Starting a new diet can be hard – especially if you have changed your eating habits and feel like you are denying yourself lots of things you used to enjoy. Fortunately, if you are on a keto diet you already know that fat is definitely not off the table and you can eat nearly all the cheese, cream and bacon you like. But what if you are planning a night out – do you know what alcohol you can drink on a keto diet?
Like with any diet, water is your best friend. It helps keep you sated and is essential for overall health. Then, when it comes to alcohol watch how much you consume – as you should do anyway. It is advised that you drink no more than 14 units of alcohol per week.
All alcohol products contain carbs and sugar, but some are worse than others. Follow these simple rules and you can enjoy your night out without ruining your keto diet.
1. Cocktails are one of the worst drinks for a keto diet
Cocktails are full of sugar. Many are based on fruit juice and have syrups added. Even dryer cocktails like a mojito have gomme syrup in which is basically just liquid sugar.
2. Clear spirits are your new best friend
The best option for a keto diet when it comes to alcohol is clear spirits. Gin, vodka and white rum are all fairly low in sugar and carbs. Mix them with a sugar free mixer such as diet cola, soda water or low-calorie tonic water.
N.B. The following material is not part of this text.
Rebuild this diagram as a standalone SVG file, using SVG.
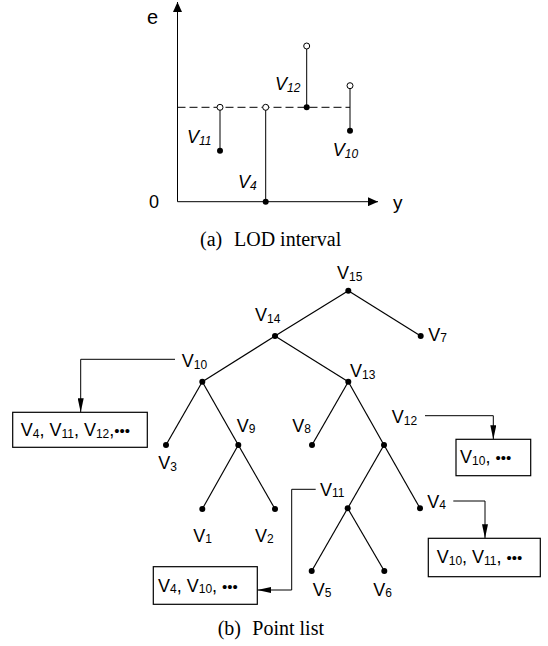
<svg xmlns="http://www.w3.org/2000/svg" width="548" height="646" viewBox="0 0 548 646">
<style>
  .ln{stroke:#000;stroke-width:1.2;fill:none}
  .cn{stroke:#000;stroke-width:1;fill:none}
  .dash{stroke:#000;stroke-width:1;fill:none;stroke-dasharray:8 4}
  .dot{fill:#000}
  .open{fill:#fff;stroke:#000;stroke-width:1}
  .box{fill:#fff;stroke:#000;stroke-width:1.2}
  .t{font-family:"Liberation Sans",Arial,sans-serif;font-size:18px;fill:#000}
  .ti{font-family:"Liberation Sans",Arial,sans-serif;font-size:18px;font-style:italic;fill:#000}
  .s{font-size:12px}
  .b{font-size:15px}
  .cap{font-family:"Liberation Serif","Times New Roman",serif;font-size:20px;fill:#000}
</style>
<defs>
  <marker id="ah" markerUnits="userSpaceOnUse" markerWidth="14" markerHeight="6" refX="14" refY="3" orient="auto">
    <path d="M0,0 L14,3 L0,6 z" fill="#000"/>
  </marker>
  <marker id="ax" markerUnits="userSpaceOnUse" markerWidth="10" markerHeight="9" refX="10" refY="4.5" orient="auto">
    <path d="M0,0 L10,4.5 L0,9 z" fill="#000"/>
  </marker>
</defs>

<g id="lod-chart">
  <line class="cn" x1="177.5" y1="201.7" x2="177.5" y2="2" marker-end="url(#ax)"/>
  <line class="cn" x1="177.5" y1="201.7" x2="378" y2="201.7" marker-end="url(#ax)"/>
  <line class="dash" x1="177.5" y1="107.3" x2="350" y2="107.3"/>
  <text class="t" x="147" y="23.5" style="font-size:20px">e</text>
  <text class="t" x="149" y="207.5" style="font-size:18px">0</text>
  <text class="t" x="393" y="209" style="font-size:19px">y</text>
  <g id="lod-v11">
    <line class="cn" x1="220" y1="107.3" x2="220" y2="150.7"/>
    <circle class="open" cx="220" cy="107.3" r="3"/>
    <circle class="dot" cx="220" cy="150.7" r="3"/>
    <text class="ti" x="187" y="143">V<tspan class="s" dy="2">11</tspan></text>
  </g>
  <g id="lod-v4">
    <line class="cn" x1="265.7" y1="107.3" x2="265.7" y2="201.7"/>
    <circle class="open" cx="265.7" cy="107.3" r="3"/>
    <circle class="dot" cx="265.7" cy="201.7" r="3"/>
    <text class="ti" x="238" y="188">V<tspan class="s" dy="2">4</tspan></text>
  </g>
  <g id="lod-v12">
    <line class="cn" x1="306.7" y1="46" x2="306.7" y2="107.3"/>
    <circle class="open" cx="306.7" cy="46" r="3"/>
    <circle class="dot" cx="306.7" cy="107.3" r="3"/>
    <text class="ti" x="275" y="90">V<tspan class="s" dy="2">12</tspan></text>
  </g>
  <g id="lod-v10">
    <line class="cn" x1="350" y1="85.7" x2="350" y2="130.7"/>
    <circle class="open" cx="350" cy="85.7" r="3"/>
    <circle class="dot" cx="350" cy="130.7" r="3"/>
    <text class="ti" x="332.7" y="156">V<tspan class="s" dy="2">10</tspan></text>
  </g>
  <text class="cap" x="200" y="246.3">(a)</text>
  <text class="cap" x="234" y="246.3">LOD interval</text>
</g>

<g id="edges">
  <line class="ln" x1="348.3" y1="290.7" x2="275" y2="336"/>
  <line class="ln" x1="348.3" y1="290.7" x2="420.7" y2="336"/>
  <line class="ln" x1="275" y1="336" x2="202.3" y2="381.7"/>
  <line class="ln" x1="275" y1="336" x2="348.3" y2="381.7"/>
  <line class="ln" x1="202.3" y1="381.7" x2="166" y2="445"/>
  <line class="ln" x1="202.3" y1="381.7" x2="238.3" y2="445"/>
  <line class="ln" x1="348.3" y1="381.7" x2="312" y2="445"/>
  <line class="ln" x1="348.3" y1="381.7" x2="384" y2="445"/>
  <line class="ln" x1="238.3" y1="445" x2="202.3" y2="509"/>
  <line class="ln" x1="238.3" y1="445" x2="275" y2="509"/>
  <line class="ln" x1="384" y1="445" x2="347.7" y2="508.3"/>
  <line class="ln" x1="384" y1="445" x2="420" y2="508.3"/>
  <line class="ln" x1="347.7" y1="508.3" x2="311.7" y2="571"/>
  <line class="ln" x1="347.7" y1="508.3" x2="384.3" y2="571"/>
</g>

<g id="connectors">
  <polyline class="cn" points="175,359.3 80.7,359.3 80.7,412.3" marker-end="url(#ah)"/>
  <polyline class="cn" points="425,415.7 493.3,415.7 493.3,439.3" marker-end="url(#ah)"/>
  <polyline class="cn" points="453.3,501 485,501 485,538.3" marker-end="url(#ah)"/>
  <polyline class="cn" points="315.7,489.3 291.7,489.3 291.7,590 257.3,590" marker-end="url(#ah)"/>
</g>

<g id="n-v15"><circle class="dot" cx="348.3" cy="290.7" r="3"/><text class="t" x="337" y="279">V<tspan class="s" dy="1.5">15</tspan></text></g>
<g id="n-v14"><circle class="dot" cx="275" cy="336" r="3"/><text class="t" x="255" y="321">V<tspan class="s" dy="1.5">14</tspan></text></g>
<g id="n-v7"><circle class="dot" cx="420.7" cy="336" r="3"/><text class="t" x="428.3" y="340.7">V<tspan class="s" dy="1.5">7</tspan></text></g>
<g id="n-v10"><circle class="dot" cx="202.3" cy="381.7" r="3"/><text class="t" x="181.7" y="367">V<tspan class="s" dy="1.5">10</tspan></text></g>
<g id="n-v13"><circle class="dot" cx="348.3" cy="381.7" r="3"/><text class="t" x="350" y="377">V<tspan class="s" dy="1.5">13</tspan></text></g>
<g id="n-v3"><circle class="dot" cx="166" cy="445" r="3"/><text class="t" x="158.3" y="469">V<tspan class="s" dy="1.5">3</tspan></text></g>
<g id="n-v9"><circle class="dot" cx="238.3" cy="445" r="3"/><text class="t" x="236.7" y="431.7">V<tspan class="s" dy="1.5">9</tspan></text></g>
<g id="n-v8"><circle class="dot" cx="312" cy="445" r="3"/><text class="t" x="292.3" y="431.7">V<tspan class="s" dy="1.5">8</tspan></text></g>
<g id="n-v12"><circle class="dot" cx="384" cy="445" r="3"/><text class="t" x="391.7" y="423.3">V<tspan class="s" dy="1.5">12</tspan></text></g>
<g id="n-v1"><circle class="dot" cx="202.3" cy="509" r="3"/><text class="t" x="193.3" y="541.7">V<tspan class="s" dy="1.5">1</tspan></text></g>
<g id="n-v2"><circle class="dot" cx="275" cy="509" r="3"/><text class="t" x="255" y="541.7">V<tspan class="s" dy="1.5">2</tspan></text></g>
<g id="n-v11"><circle class="dot" cx="347.7" cy="508.3" r="3"/><text class="t" x="320" y="495.7">V<tspan class="s" dy="1.5">11</tspan></text></g>
<g id="n-v4"><circle class="dot" cx="420" cy="508.3" r="3"/><text class="t" x="427.3" y="507.7">V<tspan class="s" dy="1.5">4</tspan></text></g>
<g id="n-v5"><circle class="dot" cx="311.7" cy="571" r="3"/><text class="t" x="312.7" y="595.7">V<tspan class="s" dy="1.5">5</tspan></text></g>
<g id="n-v6"><circle class="dot" cx="384.3" cy="571" r="3"/><text class="t" x="373.3" y="595.7">V<tspan class="s" dy="1.5">6</tspan></text></g>

<g id="list-v10">
  <rect class="box" x="12.7" y="412.3" width="134.6" height="35"/>
  <text class="t" x="20.7" y="436">V<tspan class="s" dy="1.5">4</tspan><tspan dy="-1.5">, V</tspan><tspan class="s" dy="1.5">11</tspan><tspan dy="-1.5">, V</tspan><tspan class="s" dy="1.5">12</tspan><tspan dy="-1.5">,</tspan><tspan class="b">•••</tspan></text>
</g>
<g id="list-v12">
  <rect class="box" x="456" y="439.3" width="74.7" height="36.4"/>
  <text class="t" x="460" y="463">V<tspan class="s" dy="1.5">10</tspan><tspan dy="-1.5">, </tspan><tspan class="b">•••</tspan></text>
</g>
<g id="list-v4">
  <rect class="box" x="428.3" y="538.3" width="112" height="38.4"/>
  <text class="t" x="436.7" y="563.3">V<tspan class="s" dy="1.5">10</tspan><tspan dy="-1.5">, V</tspan><tspan class="s" dy="1.5">11</tspan><tspan dy="-1.5">, </tspan><tspan class="b">•••</tspan></text>
</g>
<g id="list-v11">
  <rect class="box" x="153.3" y="566.7" width="104" height="37.6"/>
  <text class="t" x="158" y="591.7">V<tspan class="s" dy="1.5">4</tspan><tspan dy="-1.5">, V</tspan><tspan class="s" dy="1.5">10</tspan><tspan dy="-1.5">, </tspan><tspan class="b">•••</tspan></text>
</g>

<text class="cap" x="217.7" y="634.7">(b)</text>
<text class="cap" x="252.3" y="634.7">Point list</text>
</svg>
Restrict the amount you drink, but one or two is not going to push you out of ketosis.
3. Read the labels on wine and beer
In short, beer and wine might have too much carbohydrate for a keto diet. You might think a dry wine is alright, but you may be surprised by the sugar content. Unfortunately, most wine and beer doesn't carry nutritional information on the label, but check if it does and look for a low sugar option. Google is your next port of call if you can't find the info you need on a label. There are plenty of bloggers who list the best keto wines and beers or look up products on MyFitnessPal to find the carb levels.
4. Wine is better than beer though
Beer tends to have more carbs than wine. When choosing wine remember that the sweeter the wine, the higher the carbs so dessert wines are a no-go. Red wines are usually slightly heavier on the carbs than whites at around 3–4 grams of carbs per small glass. To put it in perspective, Guinness is 14 grams per half pint and Fosters is 11 grams.
5. You can drink Champagne!
Don't go mad but sparkling wines are quite low carb. Check the label, but they are around 2 grams of carbs per glass.